--- START ---
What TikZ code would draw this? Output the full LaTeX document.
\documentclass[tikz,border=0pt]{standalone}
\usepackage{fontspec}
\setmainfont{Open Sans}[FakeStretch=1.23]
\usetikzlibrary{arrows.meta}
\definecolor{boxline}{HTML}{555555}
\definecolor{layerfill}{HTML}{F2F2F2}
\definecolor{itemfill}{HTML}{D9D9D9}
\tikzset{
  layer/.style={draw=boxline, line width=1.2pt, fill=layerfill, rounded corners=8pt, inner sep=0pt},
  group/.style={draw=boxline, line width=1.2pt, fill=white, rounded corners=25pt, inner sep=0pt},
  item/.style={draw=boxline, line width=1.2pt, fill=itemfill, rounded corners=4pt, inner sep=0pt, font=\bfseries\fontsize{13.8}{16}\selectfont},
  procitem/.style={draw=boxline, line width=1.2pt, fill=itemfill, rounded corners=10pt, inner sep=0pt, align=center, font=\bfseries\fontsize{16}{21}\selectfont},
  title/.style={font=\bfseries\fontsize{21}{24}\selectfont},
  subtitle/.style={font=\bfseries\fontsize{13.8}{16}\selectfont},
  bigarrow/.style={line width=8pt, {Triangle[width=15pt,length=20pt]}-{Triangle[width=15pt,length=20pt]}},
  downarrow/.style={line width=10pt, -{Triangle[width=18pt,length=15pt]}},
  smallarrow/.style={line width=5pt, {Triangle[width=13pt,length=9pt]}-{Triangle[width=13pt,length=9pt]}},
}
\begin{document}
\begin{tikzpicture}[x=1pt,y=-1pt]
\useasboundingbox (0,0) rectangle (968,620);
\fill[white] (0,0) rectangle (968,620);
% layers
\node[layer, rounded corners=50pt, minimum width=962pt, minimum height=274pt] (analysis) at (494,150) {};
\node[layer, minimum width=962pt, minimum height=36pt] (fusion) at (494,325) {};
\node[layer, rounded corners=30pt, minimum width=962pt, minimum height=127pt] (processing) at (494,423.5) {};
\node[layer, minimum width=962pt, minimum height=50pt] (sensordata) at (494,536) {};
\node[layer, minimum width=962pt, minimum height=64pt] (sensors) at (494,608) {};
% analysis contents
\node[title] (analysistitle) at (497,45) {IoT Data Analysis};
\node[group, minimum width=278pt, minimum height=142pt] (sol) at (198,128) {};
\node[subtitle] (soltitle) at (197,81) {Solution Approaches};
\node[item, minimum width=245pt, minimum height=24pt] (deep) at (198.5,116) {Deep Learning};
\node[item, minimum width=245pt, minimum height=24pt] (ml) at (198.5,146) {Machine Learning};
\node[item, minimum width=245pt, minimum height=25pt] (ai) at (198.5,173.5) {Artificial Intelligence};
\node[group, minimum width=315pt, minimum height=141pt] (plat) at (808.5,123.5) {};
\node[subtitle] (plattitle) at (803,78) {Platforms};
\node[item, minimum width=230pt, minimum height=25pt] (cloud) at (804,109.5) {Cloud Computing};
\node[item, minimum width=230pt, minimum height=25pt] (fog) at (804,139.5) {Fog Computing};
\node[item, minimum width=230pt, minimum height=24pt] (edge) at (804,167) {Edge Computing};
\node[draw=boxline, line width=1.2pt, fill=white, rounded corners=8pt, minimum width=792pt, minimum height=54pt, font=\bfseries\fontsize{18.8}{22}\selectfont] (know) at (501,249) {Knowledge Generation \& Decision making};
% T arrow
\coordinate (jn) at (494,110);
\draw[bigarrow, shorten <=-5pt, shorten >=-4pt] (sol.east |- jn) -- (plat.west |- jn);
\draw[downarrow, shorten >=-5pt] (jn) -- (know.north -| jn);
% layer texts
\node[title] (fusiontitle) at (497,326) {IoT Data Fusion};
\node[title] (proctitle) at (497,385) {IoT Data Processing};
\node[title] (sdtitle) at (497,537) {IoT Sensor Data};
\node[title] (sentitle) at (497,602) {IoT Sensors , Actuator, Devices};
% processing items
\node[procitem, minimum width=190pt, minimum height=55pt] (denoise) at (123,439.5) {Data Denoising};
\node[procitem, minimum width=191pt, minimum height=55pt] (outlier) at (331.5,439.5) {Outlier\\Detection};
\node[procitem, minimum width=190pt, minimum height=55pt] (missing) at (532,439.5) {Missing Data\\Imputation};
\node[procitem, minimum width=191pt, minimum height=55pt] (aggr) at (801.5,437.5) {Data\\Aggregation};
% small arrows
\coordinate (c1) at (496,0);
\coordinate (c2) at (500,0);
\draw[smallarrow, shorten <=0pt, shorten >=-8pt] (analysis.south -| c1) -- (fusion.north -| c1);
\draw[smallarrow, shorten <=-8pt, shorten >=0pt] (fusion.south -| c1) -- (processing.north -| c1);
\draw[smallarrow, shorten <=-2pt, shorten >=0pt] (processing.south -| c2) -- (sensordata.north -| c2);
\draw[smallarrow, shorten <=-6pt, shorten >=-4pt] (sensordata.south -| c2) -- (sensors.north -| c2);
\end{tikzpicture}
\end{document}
--- END ---
_Problem requirements_: Word for word, quote all of the data above.

_Exercise answer_:
What TikZ code would draw this? Output the full LaTeX document.
\documentclass[tikz,border=0pt]{standalone}
\usepackage{fontspec}
\setmainfont{Open Sans}[FakeStretch=1.23]
\usetikzlibrary{arrows.meta}
\definecolor{boxline}{HTML}{555555}
\definecolor{layerfill}{HTML}{F2F2F2}
\definecolor{itemfill}{HTML}{D9D9D9}
\tikzset{
  layer/.style={draw=boxline, line width=1.2pt, fill=layerfill, rounded corners=8pt, inner sep=0pt},
  group/.style={draw=boxline, line width=1.2pt, fill=white, rounded corners=25pt, inner sep=0pt},
  item/.style={draw=boxline, line width=1.2pt, fill=itemfill, rounded corners=4pt, inner sep=0pt, font=\bfseries\fontsize{13.8}{16}\selectfont},
  procitem/.style={draw=boxline, line width=1.2pt, fill=itemfill, rounded corners=10pt, inner sep=0pt, align=center, font=\bfseries\fontsize{16}{21}\selectfont},
  title/.style={font=\bfseries\fontsize{21}{24}\selectfont},
  subtitle/.style={font=\bfseries\fontsize{13.8}{16}\selectfont},
  bigarrow/.style={line width=8pt, {Triangle[width=15pt,length=20pt]}-{Triangle[width=15pt,length=20pt]}},
  downarrow/.style={line width=10pt, -{Triangle[width=18pt,length=15pt]}},
  smallarrow/.style={line width=5pt, {Triangle[width=13pt,length=9pt]}-{Triangle[width=13pt,length=9pt]}},
}
\begin{document}
\begin{tikzpicture}[x=1pt,y=-1pt]
\useasboundingbox (0,0) rectangle (968,620);
\fill[white] (0,0) rectangle (968,620);
% layers
\node[layer, rounded corners=50pt, minimum width=962pt, minimum height=274pt] (analysis) at (494,150) {};
\node[layer, minimum width=962pt, minimum height=36pt] (fusion) at (494,325) {};
\node[layer, rounded corners=30pt, minimum width=962pt, minimum height=127pt] (processing) at (494,423.5) {};
\node[layer, minimum width=962pt, minimum height=50pt] (sensordata) at (494,536) {};
\node[layer, minimum width=962pt, minimum height=64pt] (sensors) at (494,608) {};
% analysis contents
\node[title] (analysistitle) at (497,45) {IoT Data Analysis};
\node[group, minimum width=278pt, minimum height=142pt] (sol) at (198,128) {};
\node[subtitle] (soltitle) at (197,81) {Solution Approaches};
\node[item, minimum width=245pt, minimum height=24pt] (deep) at (198.5,116) {Deep Learning};
\node[item, minimum width=245pt, minimum height=24pt] (ml) at (198.5,146) {Machine Learning};
\node[item, minimum width=245pt, minimum height=25pt] (ai) at (198.5,173.5) {Artificial Intelligence};
\node[group, minimum width=315pt, minimum height=141pt] (plat) at (808.5,123.5) {};
\node[subtitle] (plattitle) at (803,78) {Platforms};
\node[item, minimum width=230pt, minimum height=25pt] (cloud) at (804,109.5) {Cloud Computing};
\node[item, minimum width=230pt, minimum height=25pt] (fog) at (804,139.5) {Fog Computing};
\node[item, minimum width=230pt, minimum height=24pt] (edge) at (804,167) {Edge Computing};
\node[draw=boxline, line width=1.2pt, fill=white, rounded corners=8pt, minimum width=792pt, minimum height=54pt, font=\bfseries\fontsize{18.8}{22}\selectfont] (know) at (501,249) {Knowledge Generation \& Decision making};
% T arrow
\coordinate (jn) at (494,110);
\draw[bigarrow, shorten <=-5pt, shorten >=-4pt] (sol.east |- jn) -- (plat.west |- jn);
\draw[downarrow, shorten >=-5pt] (jn) -- (know.north -| jn);
% layer texts
\node[title] (fusiontitle) at (497,326) {IoT Data Fusion};
\node[title] (proctitle) at (497,385) {IoT Data Processing};
\node[title] (sdtitle) at (497,537) {IoT Sensor Data};
\node[title] (sentitle) at (497,602) {IoT Sensors , Actuator, Devices};
% processing items
\node[procitem, minimum width=190pt, minimum height=55pt] (denoise) at (123,439.5) {Data Denoising};
\node[procitem, minimum width=191pt, minimum height=55pt] (outlier) at (331.5,439.5) {Outlier\\Detection};
\node[procitem, minimum width=190pt, minimum height=55pt] (missing) at (532,439.5) {Missing Data\\Imputation};
\node[procitem, minimum width=191pt, minimum height=55pt] (aggr) at (801.5,437.5) {Data\\Aggregation};
% small arrows
\coordinate (c1) at (496,0);
\coordinate (c2) at (500,0);
\draw[smallarrow, shorten <=0pt, shorten >=-8pt] (analysis.south -| c1) -- (fusion.north -| c1);
\draw[smallarrow, shorten <=-8pt, shorten >=0pt] (fusion.south -| c1) -- (processing.north -| c1);
\draw[smallarrow, shorten <=-2pt, shorten >=0pt] (processing.south -| c2) -- (sensordata.north -| c2);
\draw[smallarrow, shorten <=-6pt, shorten >=-4pt] (sensordata.south -| c2) -- (sensors.north -| c2);
\end{tikzpicture}
\end{document}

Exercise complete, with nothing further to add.